Funky Tomato currently employs ten people, including four migrants – who work harvesting the tomatoes and producing the sauce.
Migrant workers in Italy are commonly employed as farm laborers collecting tomatoes but are often terribly exploited. Each year migrant workers perish under the hot sun of Italy's Meridionale while toiling 12-hour days for as little as €15 pay.
“It's been going on for years” said Mamadou Dia, a 39-year-old migrant working Funky Tomato, referring to the exploitation. “Most people don't know about it – but those that do simply ignore it.”
At Funky Tomato, migrant workers are employed on short term employment contracts. They work a 39 hour week and make €6.40 an hour.
Though seasonal, their contracts are longer than 52 days, entitling the workers to an unemployment subsidiary when they stop working.

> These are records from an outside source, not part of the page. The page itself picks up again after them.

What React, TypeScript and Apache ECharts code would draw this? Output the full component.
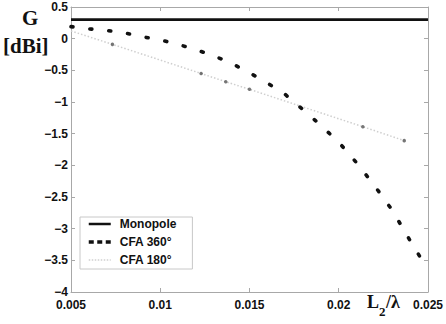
import React, { useEffect, useRef } from "react";
import * as echarts from "echarts";

// ---- data ----
const xTicks = [0.005, 0.01, 0.015, 0.02, 0.025];
const yTicks = [0.5, 0, -0.5, -1, -1.5, -2, -2.5, -3, -3.5, -4];

const monopoleX = [0.005, 0.025];
const monopoleY = [0.3, 0.3];

const cfa360X = [
  0.005, 0.006, 0.007, 0.008, 0.009, 0.01, 0.011, 0.012, 0.013, 0.014, 0.015,
  0.016, 0.017, 0.018, 0.019, 0.02, 0.021, 0.022, 0.023, 0.024, 0.025,
];
const cfa360Y = [
  0.19, 0.155, 0.13, 0.09, 0.03, -0.02, -0.09, -0.175, -0.27, -0.39, -0.54,
  -0.7, -0.88, -1.12, -1.37, -1.635, -1.96, -2.32, -2.71, -3.19, -3.65,
];

const cfa180X = [0.005, 0.00732, 0.01229, 0.01367, 0.015, 0.02135, 0.02367];
const cfa180Y = [0.122, -0.09, -0.55, -0.68, -0.8, -1.39, -1.61];

const seriesNames = ["Monopole", "CFA 360°", "CFA 180°"];

const zip = (xs: number[], ys: number[]) => xs.map((x, i) => [x, ys[i]]);

const fmtX = (v: number) => String(+v.toFixed(3));
const fmtY = (v: number) => String(+v.toFixed(2)).replace("-", "\u2212");

export default function App() {
  const ref = useRef<HTMLDivElement>(null);

  useEffect(() => {
    if (!ref.current) return;
    const chart = echarts.init(ref.current, undefined, { renderer: "svg" });
    const axisColor = "#a8a8a8";
    const labelStyle = {
      color: "#111",
      fontFamily: "Liberation Sans",
      fontWeight: "bold" as const,
      fontSize: 12,
    };
    const baseX = {
      type: "value" as const,
      min: xTicks[0],
      max: xTicks[xTicks.length - 1],
      interval: 0.005,
      splitLine: { show: false },
      axisLine: { show: true, onZero: false, lineStyle: { color: axisColor, width: 1 } },
      axisTick: { show: true, inside: true, length: 4, lineStyle: { color: axisColor } },
    };
    const baseY = {
      type: "value" as const,
      min: yTicks[yTicks.length - 1],
      max: yTicks[0],
      interval: 0.5,
      splitLine: { show: false },
      axisLine: { show: true, onZero: false, lineStyle: { color: axisColor, width: 1 } },
      axisTick: { show: true, inside: true, length: 4, lineStyle: { color: axisColor } },
    };
    const hidden = { opacity: 0, color: "transparent", borderWidth: 0 };
    chart.setOption({
      animation: false,
      backgroundColor: "#fff",
      grid: { left: 71, right: 13, top: 7, bottom: 32, containLabel: false },
      xAxis: [
        {
          ...baseX,
          position: "bottom",
          axisLabel: { ...labelStyle, margin: 7, formatter: fmtX, showMaxLabel: true },
        },
        { ...baseX, position: "top", axisLabel: { show: false } },
      ],
      yAxis: [
        {
          ...baseY,
          position: "left",
          axisLabel: { ...labelStyle, margin: 3, formatter: fmtY },
        },
        { ...baseY, position: "right", axisLabel: { show: false } },
      ],
      legend: {
        data: [
          {
            name: seriesNames[0],
            itemStyle: hidden,
            lineStyle: { color: "#111", width: 2.5, type: "solid" },
          },
          {
            name: seriesNames[1],
            itemStyle: hidden,
            lineStyle: { color: "#111", width: 3.5, type: [5, 3.5], cap: "butt" },
          },
          {
            name: seriesNames[2],
            itemStyle: hidden,
            lineStyle: { color: "#cfcfcf", width: 1.5, type: [1.5, 1.5] },
          },
        ],
        orient: "vertical",
        left: 80,
        top: 217,
        itemWidth: 22,
        itemHeight: 14,
        itemGap: 6,
        padding: [1, 16, 3, 7],
        backgroundColor: "#fff",
        borderColor: "#c8c8c8",
        borderWidth: 1,
        borderRadius: 0,
        selectedMode: false,
        textStyle: {
          color: "#111",
          fontFamily: "Liberation Sans",
          fontWeight: "bold",
          fontSize: 12,
          padding: [0, 0, 0, 4],
        },
      },
      graphic: [
        {
          type: "text",
          left: 22,
          top: 7,
          style: {
            text: "G",
            fontFamily: "Liberation Serif",
            fontWeight: "bold",
            fontSize: 21,
            fill: "#111",
          },
        },
        {
          type: "text",
          left: 3,
          top: 35,
          style: {
            text: "[dBi]",
            fontFamily: "Liberation Serif",
            fontWeight: "bold",
            fontSize: 21,
            fill: "#111",
          },
        },
        {
          type: "text",
          left: 367,
          top: 293,
          style: {
            text: "L",
            fontFamily: "Liberation Serif",
            fontWeight: "bold",
            fontSize: 18,
            fill: "#111",
          },
        },
        {
          type: "text",
          left: 379,
          top: 305,
          style: {
            text: "2",
            fontFamily: "Liberation Serif",
            fontWeight: "bold",
            fontSize: 13,
            fill: "#111",
          },
        },
        {
          type: "text",
          left: 386,
          top: 293,
          style: {
            text: "/λ",
            fontFamily: "Liberation Serif",
            fontWeight: "bold",
            fontSize: 18,
            fill: "#111",
          },
        },
      ],
      series: [
        {
          name: seriesNames[0],
          type: "line",
          data: zip(monopoleX, monopoleY),
          symbol: "none",
          lineStyle: { color: "#111", width: 2.6 },
          itemStyle: { color: "#111" },
          z: 3,
        },
        {
          name: seriesNames[1],
          type: "line",
          data: zip(cfa360X, cfa360Y),
          symbol: "none",
          lineStyle: { color: "#111", width: 3.6, type: [2, 17], cap: "round" },
          itemStyle: { color: "#111" },
          z: 4,
        },
        {
          name: seriesNames[2],
          type: "line",
          data: zip(cfa180X, cfa180Y),
          symbol: "none",
          lineStyle: { color: "#cfcfcf", width: 1.5, type: [1.5, 2] },
          itemStyle: { color: "#cfcfcf" },
          z: 2,
        },
        {
          name: "CFA 180° markers",
          type: "scatter",
          data: zip(cfa180X.slice(1), cfa180Y.slice(1)),
          symbol: "circle",
          symbolSize: 3.5,
          itemStyle: { color: "#555" },
          z: 3,
        },
      ],
    });
    return () => chart.dispose();
  }, []);

  return (
    <div
      ref={ref}
      style={{ position: "fixed", left: 0, top: 0, width: 446, height: 324 }}
    />
  );
}
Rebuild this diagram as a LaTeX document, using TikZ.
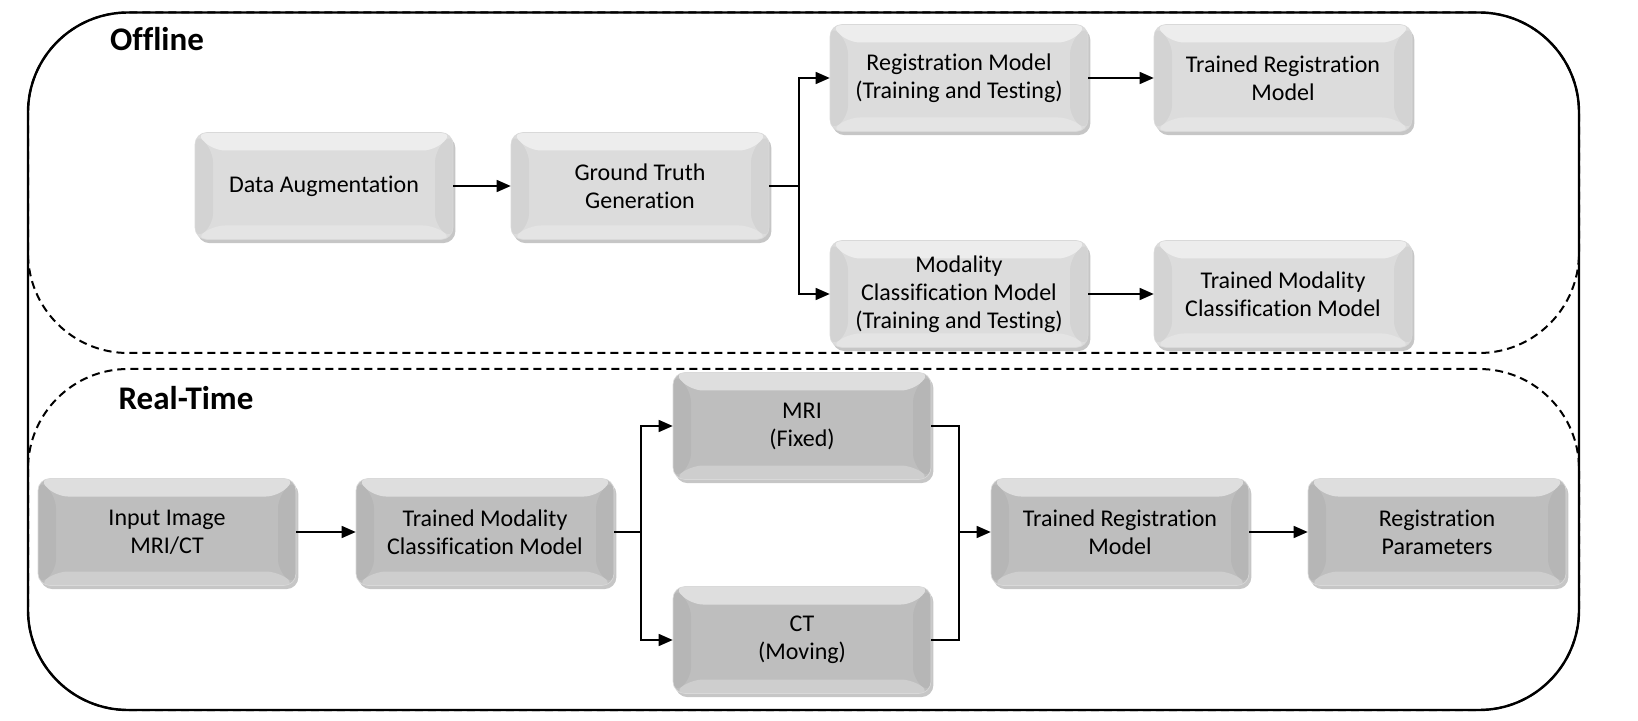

“It's not just about making a profit, it's about showing that you don't have to enslave people to make the southern Italian economy work,” Russo explained.
Russo has been battling agribusiness in southern Italy for years, through his small-scale and low impact initiatives, and insists that their passata tastes better too.
“It's not an industrial product – it's a high quality artisanal one that boasts a really short and transparent chain of production.”
But profit is possible. Fair Trade International estimates that the global fair trade market was worth €5.3 billion in 2014 and ethical start-ups are becoming increasingly successful among entrepreneurs trying make a difference with minimal initial investment.
While the idea of making artisanal passata may seem old fashioned and low tech – the company's success has relied on a cutting edge communication strategy to find buyers and attract investment.
They even raised part of the initial investment need though crowdfunding on the Italian platform 'Produzioni dal Basso.'
“Visibility and communication are the key,” said Russo. A strong online presence and vigorous social media campaign has allowed them to sell the sauce directly to restaurants and independent food shops across Italy – which is the core of their business model.
In order to make the business model work, Funky Tomato offers generous discounts to buyers who pay for their order in advance – ensuring they have cash needed to negotiate the choppy waters of the first year in business.
“We've had enormously positive support that has made everything possible and we will keep on working next year and hope to expand,” said Russo.
“At the moment it's a drop in the ocean,” reflected Dia. “But today we are speaking about Funky Tomato – but tomorrow we could be speaking about Funky Oil or Funky Wine. We're trying to create a network across Italy.”